> _What the task asks_: Quote word for word the lines below, beginning with the first and ending with the one that has "transform=fig.transFigure, color='#b4b4b4', lw=1.2))". Drop the pictures.

> _Dataset section_:

-------------------------

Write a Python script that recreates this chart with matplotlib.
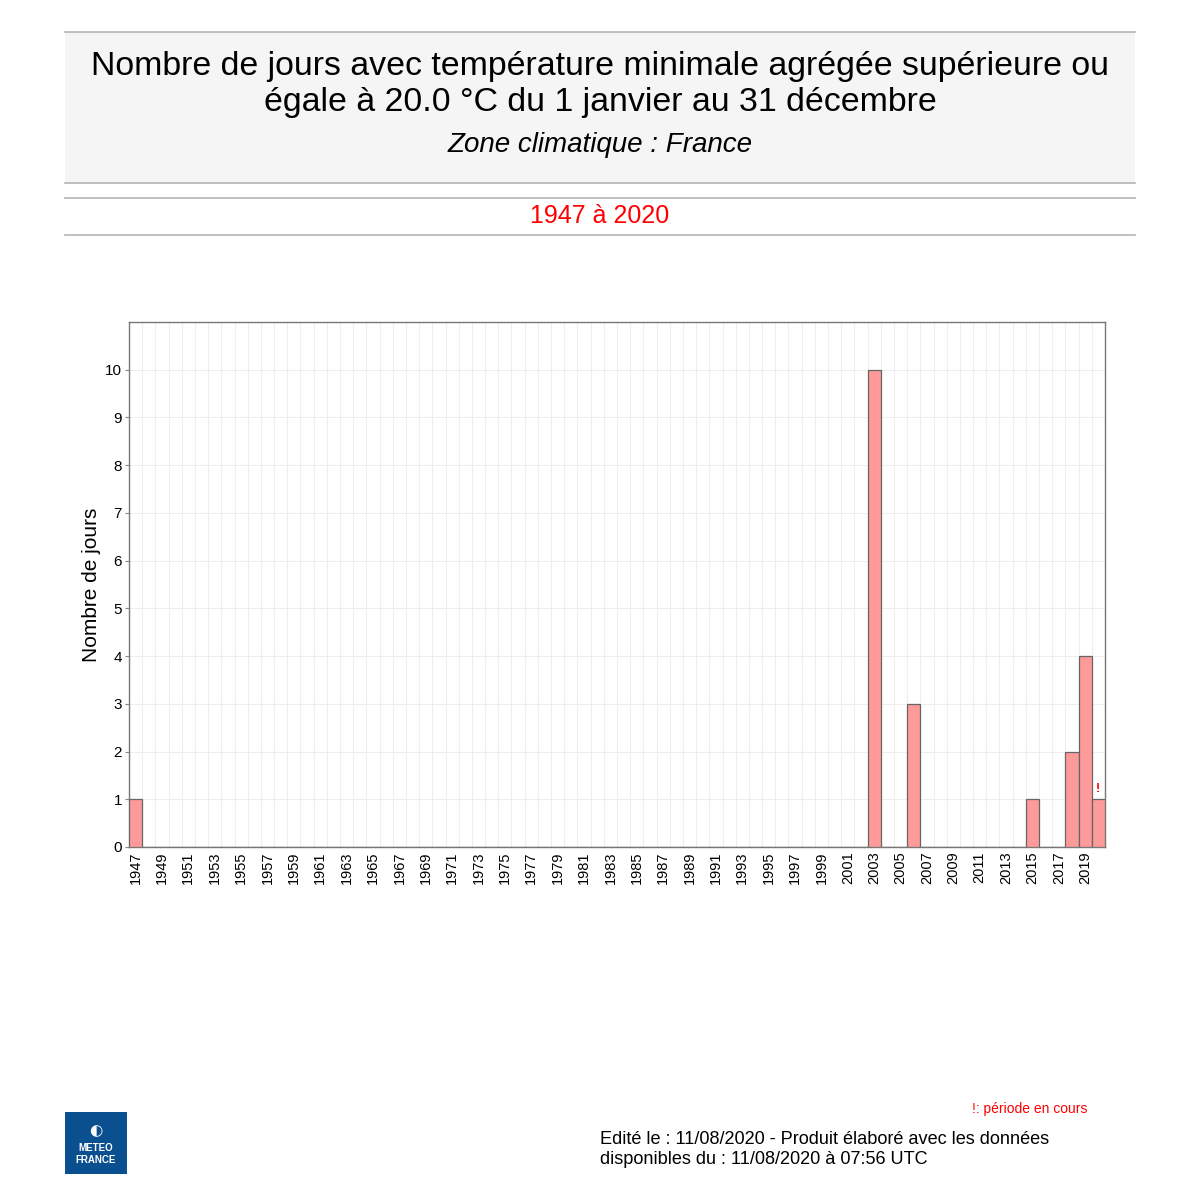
import matplotlib
matplotlib.use("Agg")
import matplotlib.pyplot as plt
from matplotlib.patches import Rectangle

plt.rcParams['font.family'] = ['Liberation Sans', 'DejaVu Sans']

# data
years = list(range(1947, 2021))
hot_years = [1947, 2003, 2006, 2015, 2018, 2019, 2020]
hot_days = [1, 10, 3, 1, 2, 4, 1]
values = [hot_days[hot_years.index(y)] if y in hot_years else 0 for y in years]
tick_years = list(range(1947, 2021, 2))
current_year = 2020

fig = plt.figure(figsize=(12, 12), dpi=100)

# header box
fig.patches.append(Rectangle((65/1200, 1-183/1200), 1070/1200, 151/1200,
                             transform=fig.transFigure, facecolor='#f5f5f5',
                             edgecolor='none', zorder=0))
for yy in [32, 183, 198, 235]:
    fig.add_artist(plt.Line2D([65/1200, 1135/1200], [1-yy/1200, 1-yy/1200],
                              transform=fig.transFigure, color='#b4b4b4', lw=1.2))

fig.text(0.5, 1-67/1200, "Nombre de jours avec température minimale agrégée supérieure ou",
         ha='center', va='center', fontsize=24.4)
fig.text(0.5, 1-103/1200, "égale à 20.0 °C du 1 janvier au 31 décembre",
         ha='center', va='center', fontsize=24.4)
fig.text(0.5, 1-145/1200, "Zone climatique : France", ha='center', va='center',
         fontsize=20, style='italic')
fig.text(0.5, 1-216/1200, "1947 à 2020", ha='center', va='center',
         fontsize=18, color='red')

ax = fig.add_axes([129/1200, 1-847/1200, 976/1200, 525/1200])
ax.bar(years, values, width=1.0, color='#ff9a9a', edgecolor='#666666', lw=0.9, zorder=3)
ax.set_xlim(1946.5, 2020.5)
ax.set_ylim(0, 11)
ax.set_yticks(range(0, 11))
ax.set_xticks(tick_years)
ax.set_xticklabels([str(y) for y in tick_years], rotation=90, fontsize=10.5)
ax.tick_params(axis='y', labelsize=11, length=3, pad=2, color='#888888')
ax.tick_params(axis='x', length=0, pad=3)
ax.set_xticks([y + 0.5 for y in years[:-1]], minor=True)
ax.tick_params(axis='x', which='minor', length=0)
ax.grid(True, axis='y', which='major', color='#eeeeee', lw=0.8, zorder=0)
ax.grid(True, axis='x', which='minor', color='#eeeeee', lw=0.8, zorder=0)
ax.set_ylabel("Nombre de jours", fontsize=15, labelpad=3)
for s in ax.spines.values():
    s.set_color('#777777')
    s.set_linewidth(1.0)

ax.text(current_year, values[years.index(current_year)] + 0.08, "!", color='red',
        ha='center', va='bottom', fontsize=9, fontweight='bold')

fig.text(1087/1200, 1-1109/1200, "!: période en cours", ha='right', va='center',
         fontsize=10, color='red')
fig.text(600/1200, 1-1140/1200, "Edité le : 11/08/2020 - Produit élaboré avec les données",
         ha='left', va='center', fontsize=13.1)
fig.text(600/1200, 1-1160/1200, "disponibles du : 11/08/2020 à 07:56 UTC",
         ha='left', va='center', fontsize=13.1)

# logo
fig.patches.append(Rectangle((65/1200, 1-1174/1200), 62/1200, 62/1200,
                             transform=fig.transFigure, facecolor='#0a4f8f',
                             edgecolor='none'))
fig.text(96/1200, 1-1131/1200, "◐", ha='center', va='center', fontsize=11,
         color='white', family=['DejaVu Sans'])
fig.text(96/1200, 1-1154/1200, "METEO\nFRANCE", ha='center', va='center',
         fontsize=7, color='white', fontweight='bold', linespacing=1.2)

plt.savefig("out.png", dpi=100)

-------------------------

> _Expected output_:
Write a Python script that recreates this chart with matplotlib.
import matplotlib
matplotlib.use("Agg")
import matplotlib.pyplot as plt
from matplotlib.patches import Rectangle

plt.rcParams['font.family'] = ['Liberation Sans', 'DejaVu Sans']

# data
years = list(range(1947, 2021))
hot_years = [1947, 2003, 2006, 2015, 2018, 2019, 2020]
hot_days = [1, 10, 3, 1, 2, 4, 1]
values = [hot_days[hot_years.index(y)] if y in hot_years else 0 for y in years]
tick_years = list(range(1947, 2021, 2))
current_year = 2020

fig = plt.figure(figsize=(12, 12), dpi=100)

# header box
fig.patches.append(Rectangle((65/1200, 1-183/1200), 1070/1200, 151/1200,
                             transform=fig.transFigure, facecolor='#f5f5f5',
                             edgecolor='none', zorder=0))
for yy in [32, 183, 198, 235]:
    fig.add_artist(plt.Line2D([65/1200, 1135/1200], [1-yy/1200, 1-yy/1200],
                              transform=fig.transFigure, color='#b4b4b4', lw=1.2))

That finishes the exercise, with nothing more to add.